Chennai: Financial institutions are increasingly employing the concept of risk transfer through synthetic securitisation as a cost-effective source of funding and numerous other benefits, says Elwyn Wong, a director in the structured finance collateralised debt obligations (CDO) group of Standard & Poors (S&P).

Risk transfer securitisation is the application of insurance and credit derivative technology to transfer credit risk from protection buyer to protection seller, says Wong. This transfer could be funded through a true sale of assets; and it could also be unfunded, or performed synthetically, through credit default swaps.

Protection buyers are motivated to securitise for a host of reasons, from balance-sheet management and dynamic allocation of credit exposure to increasing liquidity, says Wong. Other benefits include: regulatory or economic capital relief; avoidance of true sale; increasing assets under management; and arbitrage between the credit market and credit warehouse on the one hand and the securitisation market and investors on the other. Protection buyers could either be single-party or multiparty.

On the other side, he says, protection sellers are motivated to purchase securitisation to expand to an alternative asset class and diversify; match coupon spread and subordination risk appetite; and to create a tailor-made investment in terms of tenure and cash flow characteristics. Funded protection sellers purchase liabilities issued by depositing cash with the special-purpose vehicle. Unfunded protection sellers are called on to perform when there is a credit event.

Wong says S&Ps approach to evaluating these synthetic CDO is based on the stressed historic default studies and correlation characteristics. We assign default probabilities to the underlying asset portfolio according to rating, tenure, and industry category. S&Ps CDO Evaluator, in turn, gives subordination levels according to the rating sought on liabilities, Wong adds.
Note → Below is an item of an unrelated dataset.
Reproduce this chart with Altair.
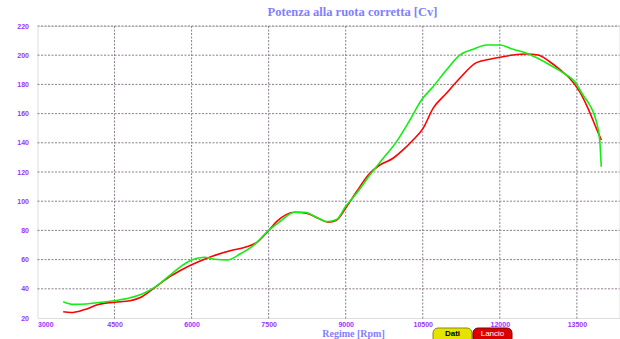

Speaking about securitisation in the life insurance industry R Ramakrishnan, a member of the Malhotra committee on insurance reforms and chairman of the Reserve Bank of Indias advisory group on insurance and a consulting actuary, says life premia could be securitised. But it may not serve any purpose. The liability under a policy is defined as: The present value of benefits payable in future LESS the present value of future premiums receivable.